Q-Factor, a neutral atom quantum computing company, announced $24 million in seed funding to advance its effort to build a million-qubit quantum computer. The round was led by NFX and TPY Capital, with participation from Intel Capital, Korea Investment Partners, Deep33, the Matias family, and a grant from the Israel Innovation Authority. The Technion, Israel Institute of Technology and the Weizmann Institute of Science are also shareholders.
Founded by four physicists from the Weizmann Institute and Technion, Q-Factor is focused on overcoming the key limitation in quantum computing: scale. While current systems across different modalities have reached only a few thousand qubits, meaningful commercial applications are expected to require hundreds of thousands to millions of qubits.
The company is developing a neutral-atom-based approach that leverages atoms that can hold quantum information for extended periods and can be controlled using light, without requiring complex wiring or extreme cooling. Q-Factor’s founders identified architectural bottlenecks in existing systems and designed a new framework intended to enable continuous scalability toward million-qubit systems.

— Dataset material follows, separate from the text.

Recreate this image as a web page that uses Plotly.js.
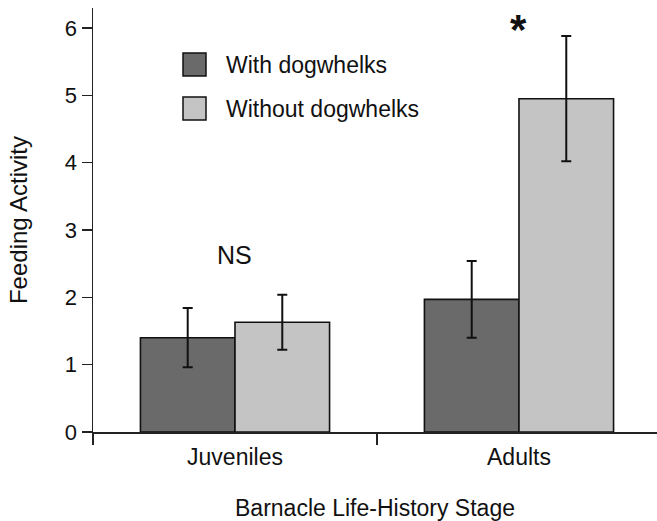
<!DOCTYPE html>
<html>
<head>
<meta charset="utf-8">
<script src="https://cdn.plot.ly/plotly-3.0.1.min.js"></script>
<style>
  html, body { margin: 0; padding: 0; background: #ffffff; }
  #chart { width: 657px; height: 521px; }
</style>
</head>
<body>
<div id="chart"></div>
<script>
// ---- Data ----
const stages = ['Juveniles', 'Adults'];
const seriesNames = ['With dogwhelks', 'Without dogwhelks'];
const withDogwhelks = [1.40, 1.97];
const withDogwhelksErr = [0.44, 0.57];
const withoutDogwhelks = [1.63, 4.95];
const withoutDogwhelksErr = [0.41, 0.93];
const significance = ['NS', '*'];
const yTickVals = [0, 1, 2, 3, 4, 5, 6];

const FONT = '"Liberation Sans", Arial, Helvetica, sans-serif';
const darkFill = '#6a6a6a';
const lightFill = '#c4c4c4';

const traces = [
  {
    type: 'bar', name: seriesNames[0], x: stages, y: withDogwhelks,
    marker: { color: darkFill, line: { color: '#111', width: 1.6 } },
    error_y: { type: 'data', array: withDogwhelksErr, visible: true, color: '#111', thickness: 2, width: 5 },
    showlegend: false, hoverinfo: 'skip'
  },
  {
    type: 'bar', name: seriesNames[1], x: stages, y: withoutDogwhelks,
    marker: { color: lightFill, line: { color: '#111', width: 1.6 } },
    error_y: { type: 'data', array: withoutDogwhelksErr, visible: true, color: '#111', thickness: 2, width: 5 },
    showlegend: false, hoverinfo: 'skip'
  }
];

// plot area: left 93px, right 657px, top 8px, bottom 432px
const W = 657, H = 521, L = 93, R = 0, T = 8, B = 89;
const pw = W - L - R, ph = H - T - B;
const px2x = p => (p - L) / pw;
const px2y = p => (H - B - p) / ph;

// manual legend (large swatches as in the reference)
const legendRows = [
  { top: 53, name: seriesNames[0], fill: darkFill },
  { top: 97, name: seriesNames[1], fill: lightFill }
];
const shapes = [];
const annotations = [];
legendRows.forEach(r => {
  shapes.push({
    type: 'rect', xref: 'paper', yref: 'paper',
    x0: px2x(183), x1: px2x(206), y0: px2y(r.top + 23), y1: px2y(r.top),
    fillcolor: r.fill, line: { color: '#111', width: 1.5 }
  });
  annotations.push({
    xref: 'paper', yref: 'paper', x: px2x(224), y: px2y(r.top + 11.5),
    xanchor: 'left', yanchor: 'middle', text: r.name, showarrow: false,
    font: { family: FONT, size: 23, color: '#111' }
  });
});

annotations.push({
  xref: 'x', yref: 'y', x: stages[0], y: 2.63, xanchor: 'center', yanchor: 'middle',
  text: significance[0], showarrow: false, font: { family: FONT, size: 25, color: '#111' }
});
annotations.push({
  xref: 'x', yref: 'y', x: stages[1], y: 5.98, xanchor: 'center', yanchor: 'middle',
  text: '<b>' + significance[1] + '</b>', showarrow: false, font: { family: FONT, size: 42, color: '#111' }
});

const layout = {
  width: W, height: H,
  margin: { l: L, r: R, t: T, b: B, pad: 0 },
  paper_bgcolor: '#ffffff', plot_bgcolor: '#ffffff',
  barmode: 'group', bargap: 0.334, bargroupgap: 0,
  font: { family: FONT, size: 21, color: '#111' },
  showlegend: false,
  xaxis: {
    type: 'category', range: [-0.5, 1.486],
    showline: true, linecolor: '#222', linewidth: 1.5,
    ticks: 'outside', tickson: 'boundaries', ticklen: 11, tickwidth: 1.5, tickcolor: '#222',
    ticklabelstandoff: 4,
    showgrid: false, zeroline: false,
    tickfont: { family: FONT, size: 23, color: '#111' },
    title: { text: 'Barnacle Life-History Stage', font: { family: FONT, size: 23, color: '#111' }, standoff: 34 }
  },
  yaxis: {
    range: [0, 6.297], tickmode: 'array', tickvals: yTickVals,
    showline: true, linecolor: '#222', linewidth: 1.5,
    ticks: 'outside', ticklen: 10, tickwidth: 1.5, tickcolor: '#222',
    showgrid: false, zeroline: false,
    tickfont: { family: FONT, size: 22, color: '#111' },
    title: { text: 'Feeding Activity', font: { family: FONT, size: 24, color: '#111' }, standoff: 30 }
  },
  shapes: shapes,
  annotations: annotations
};

Plotly.newPlot('chart', traces, layout, { staticPlot: true, displayModeBar: false });
</script>
</body>
</html>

The founding team includes Prof. Nir Davidson, a leading expert in ultracold atoms and former dean of physics at the Weizmann Institute, Prof. Ofer Firstenberg, a specialist in quantum optics and Rydberg atoms, Prof. Yoav Sagi, an authority in neutral-atom manipulation, and Dr. Guy Raz, a physicist with extensive experience scaling deep tech ventures. Their combined expertise spans ultracold atoms, atomic interactions, atom transport, and advanced laser systems.
Q-Factor aims to establish a scaling trajectory for quantum computing similar to Moore’s Law in classical computing, enabling steady growth from thousands to millions of qubits.
KEY QUOTES:
“The quantum computing industry needs a revolution, not an evolution. Current systems are too small to deliver on the promise of quantum computing, and incremental improvements alone aren’t going to close that gap. We’ve developed an architecture designed for continuous scalability, a Moore’s Law-like trajectory that can take neutral atom systems from thousands of qubits to millions and beyond.”

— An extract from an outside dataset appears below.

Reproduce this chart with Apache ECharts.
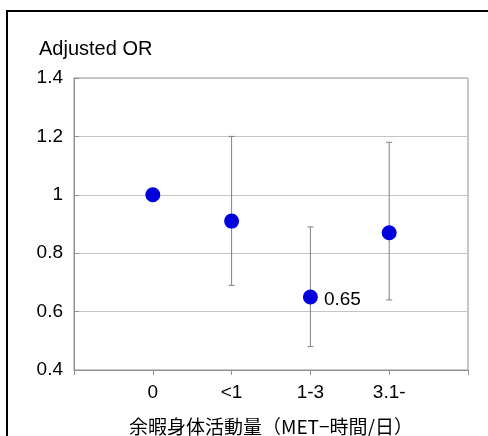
<!DOCTYPE html>
<html><head><meta charset="utf-8">
<script src="https://cdn.jsdelivr.net/npm/echarts@6/dist/echarts.min.js"></script>
<style>html,body{margin:0;padding:0;background:#fff}#c{width:488px;height:436px}</style>
</head><body><div id="c"></div>
<script>
const categories = ['', '0', '<1', '1-3', '3.1-', ''];
const pointCats = ['0', '<1', '1-3', '3.1-'];
const orValues = [1.0, 0.91, 0.65, 0.87];
const lowerCI = [null, 0.69, 0.48, 0.64];
const upperCI = [null, 1.2, 0.89, 1.18];
const yTicks = [0.4, 0.6, 0.8, 1.0, 1.2, 1.4];
const labelText = ['', '', '0.65', ''];

const font = '"Liberation Sans", Arial, sans-serif';
const chart = echarts.init(document.getElementById('c'), null, {renderer: 'canvas'});

const errData = pointCats.map((c, i) => [c, lowerCI[i], upperCI[i]]).filter(d => d[1] != null);
const ptData = pointCats.map((c, i) => ({value: [c, orValues[i]], label: {show: !!labelText[i], formatter: labelText[i]}}));

chart.setOption({
  animation: false,
  graphic: [{
    type: 'rect', shape: {x: 7, y: 11, width: 500, height: 450},
    style: {fill: 'none', stroke: '#000', lineWidth: 2}, z: -1
  }, {
    type: 'text', left: 39, top: 39,
    style: {text: 'Adjusted OR', font: '20px ' + font, fill: '#000'}
  }],
  grid: {left: 74, right: 20, top: 78, bottom: 66, show: true, borderColor: '#909090', borderWidth: 1,
    containLabel: false, outerBoundsMode: 'none'},
  xAxis: {
    type: 'category', data: categories, boundaryGap: false,
    axisLine: {lineStyle: {color: '#909090'}},
    axisTick: {show: true, length: 5, lineStyle: {color: '#909090'}},
    axisLabel: {color: '#000', fontSize: 19, fontFamily: font, margin: 13, interval: 0},
    name: '余暇身体活動量（MET−時間/日）', nameLocation: 'middle', nameGap: 47,
    nameTextStyle: {color: '#000', fontSize: 19, fontFamily: '"Noto Sans CJK JP", sans-serif'}
  },
  yAxis: {
    type: 'value', min: yTicks[0], max: yTicks[yTicks.length - 1], interval: 0.2,
    axisLine: {show: true, lineStyle: {color: '#909090'}},
    axisTick: {show: true, inside: true, length: 5, lineStyle: {color: '#909090'}},
    splitLine: {lineStyle: {color: '#c4c4c4'}},
    axisLabel: {color: '#000', fontSize: 19, fontFamily: font, margin: 11,
      formatter: v => String(Math.round(v * 10) / 10)}
  },
  series: [{
    type: 'custom',
    data: errData,
    renderItem: function (params, api) {
      const x = api.value(0);
      const lo = api.coord([x, api.value(1)]);
      const hi = api.coord([x, api.value(2)]);
      const hw = 3;
      const st = {stroke: '#808080', lineWidth: 1};
      return {type: 'group', children: [
        {type: 'line', shape: {x1: lo[0], y1: lo[1], x2: hi[0], y2: hi[1]}, style: st},
        {type: 'line', shape: {x1: lo[0] - hw, y1: lo[1], x2: lo[0] + hw, y2: lo[1]}, style: st},
        {type: 'line', shape: {x1: hi[0] - hw, y1: hi[1], x2: hi[0] + hw, y2: hi[1]}, style: st}
      ]};
    },
    z: 2
  }, {
    type: 'scatter',
    data: ptData,
    symbolSize: 15,
    itemStyle: {color: '#0000DD', opacity: 1},
    label: {position: 'right', distance: 6, color: '#000', fontSize: 19, fontFamily: font, offset: [0, 3]},
    z: 3
  }]
});
</script></body></html>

Prof. Ofer Firstenberg, Co-Founder And Chief Scientist, Q-Factor
“It’s rare to find a team with this combination of scientific authority and commercial instinct. Four Talpiot graduates with hundreds of published papers in the fields directly underlying this technology, and real experience bringing deep science to market. They are uniquely positioned to execute on one of the most ambitious goals in quantum computing.”
Gigi Levy-Weiss, Partner, NFX
“Neutral atoms are emerging as the leading modality for scalable quantum computing, and Q-Factor is entering the race with a distinct architectural advantage. TPY has been investing in quantum computing for seven years and have evaluated dozens of companies across modalities and geographies. What the Q-Factor team achieved stood out immediately. Their architectural approach to scale made this a clear must-do for us.”
Dekel Persi, Partner, TPY Capital
“Q-Factor’s founding team combines world-class scientific depth with a clear-eyed understanding of what it will take to build a commercially viable quantum computer. They’ve watched the field evolve, learned from the challenges others have encountered, and assembled the right expertise to tackle the hardest remaining problem in quantum computing: scale.”